■ **STATED EXERCISE**
Give the number of lines holding the string "HTML", and nothing else.
## Start EXTRACTED RECORDS
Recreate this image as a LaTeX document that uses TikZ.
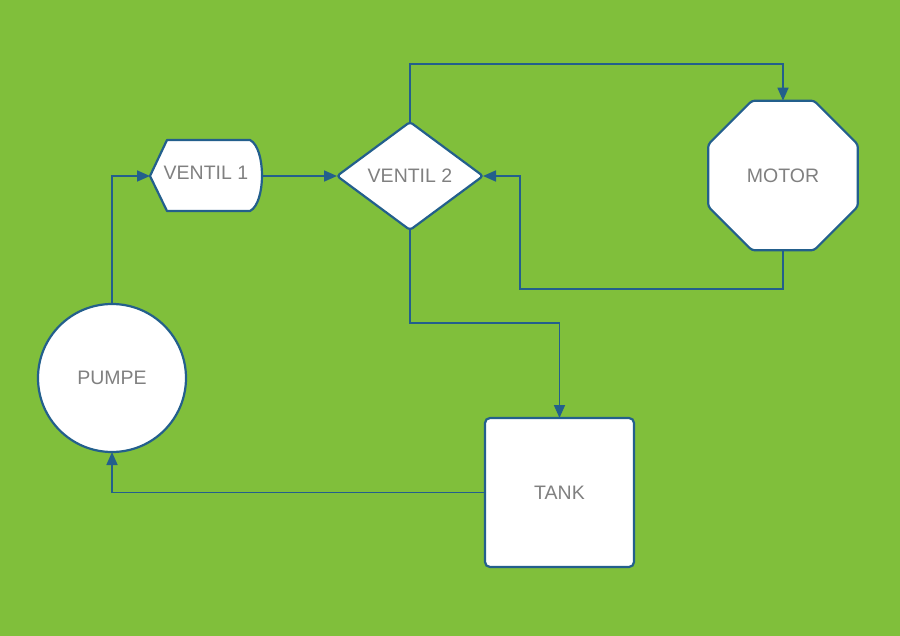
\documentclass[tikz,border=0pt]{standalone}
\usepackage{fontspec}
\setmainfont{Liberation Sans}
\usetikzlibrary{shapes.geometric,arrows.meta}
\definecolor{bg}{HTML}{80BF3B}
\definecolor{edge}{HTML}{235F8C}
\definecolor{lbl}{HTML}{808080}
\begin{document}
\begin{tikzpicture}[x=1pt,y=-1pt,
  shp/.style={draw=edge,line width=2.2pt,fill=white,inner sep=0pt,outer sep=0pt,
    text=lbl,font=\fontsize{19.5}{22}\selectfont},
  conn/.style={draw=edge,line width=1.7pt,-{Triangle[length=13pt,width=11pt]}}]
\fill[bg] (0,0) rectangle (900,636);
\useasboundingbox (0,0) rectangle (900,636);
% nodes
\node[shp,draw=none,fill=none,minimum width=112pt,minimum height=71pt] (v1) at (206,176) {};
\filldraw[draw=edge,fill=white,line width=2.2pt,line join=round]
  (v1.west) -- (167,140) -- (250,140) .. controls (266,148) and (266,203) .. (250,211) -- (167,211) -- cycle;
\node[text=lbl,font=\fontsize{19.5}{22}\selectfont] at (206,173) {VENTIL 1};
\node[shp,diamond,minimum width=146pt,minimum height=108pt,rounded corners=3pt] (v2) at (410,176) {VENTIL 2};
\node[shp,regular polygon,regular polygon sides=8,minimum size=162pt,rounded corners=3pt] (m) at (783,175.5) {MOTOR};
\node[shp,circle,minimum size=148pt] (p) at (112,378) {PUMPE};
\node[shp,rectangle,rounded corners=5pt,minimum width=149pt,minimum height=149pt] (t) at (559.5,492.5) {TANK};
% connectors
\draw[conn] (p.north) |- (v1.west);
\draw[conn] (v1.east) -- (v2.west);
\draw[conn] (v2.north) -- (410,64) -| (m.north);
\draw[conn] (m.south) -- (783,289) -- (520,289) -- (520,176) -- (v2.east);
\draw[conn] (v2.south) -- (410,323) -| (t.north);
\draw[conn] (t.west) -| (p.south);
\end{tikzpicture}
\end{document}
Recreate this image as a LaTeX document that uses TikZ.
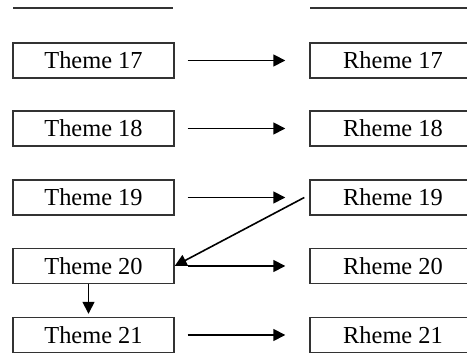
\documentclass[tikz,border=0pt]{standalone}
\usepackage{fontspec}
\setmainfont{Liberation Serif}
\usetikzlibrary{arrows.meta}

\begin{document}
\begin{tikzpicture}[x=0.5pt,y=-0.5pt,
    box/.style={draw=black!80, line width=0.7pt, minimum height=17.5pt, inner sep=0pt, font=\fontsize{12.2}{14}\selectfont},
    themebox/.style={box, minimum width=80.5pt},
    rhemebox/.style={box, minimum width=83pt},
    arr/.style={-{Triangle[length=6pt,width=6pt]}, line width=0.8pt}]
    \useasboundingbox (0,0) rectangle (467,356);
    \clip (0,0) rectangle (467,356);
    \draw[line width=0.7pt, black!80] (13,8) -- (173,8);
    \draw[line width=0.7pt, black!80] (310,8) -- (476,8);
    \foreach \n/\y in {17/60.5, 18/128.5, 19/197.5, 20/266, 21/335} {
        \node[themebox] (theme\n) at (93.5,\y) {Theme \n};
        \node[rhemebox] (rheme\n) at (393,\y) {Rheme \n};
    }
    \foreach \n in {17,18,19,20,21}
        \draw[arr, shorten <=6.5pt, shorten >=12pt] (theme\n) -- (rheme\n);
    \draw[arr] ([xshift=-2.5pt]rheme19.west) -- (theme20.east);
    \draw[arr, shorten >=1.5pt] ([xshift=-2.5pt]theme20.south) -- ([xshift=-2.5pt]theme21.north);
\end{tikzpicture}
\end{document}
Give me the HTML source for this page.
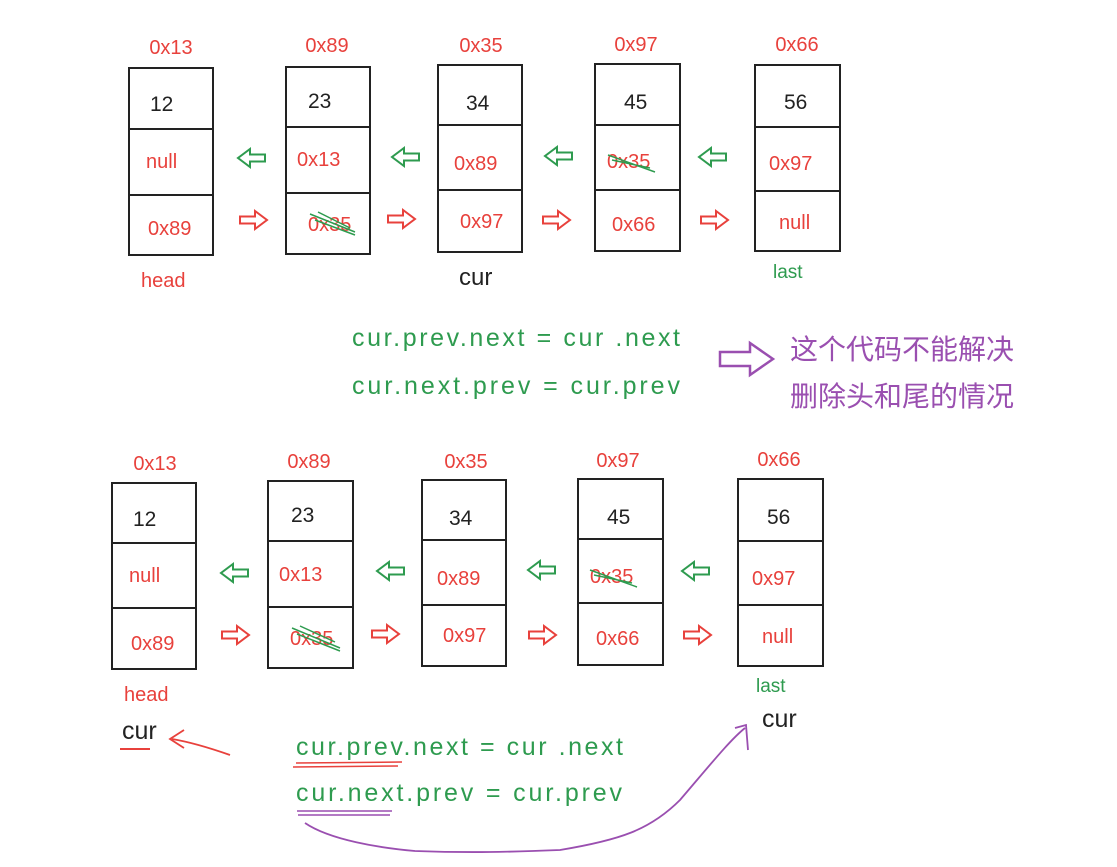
## End EXTRACTED RECORDS
■ **FULL ANSWER**
4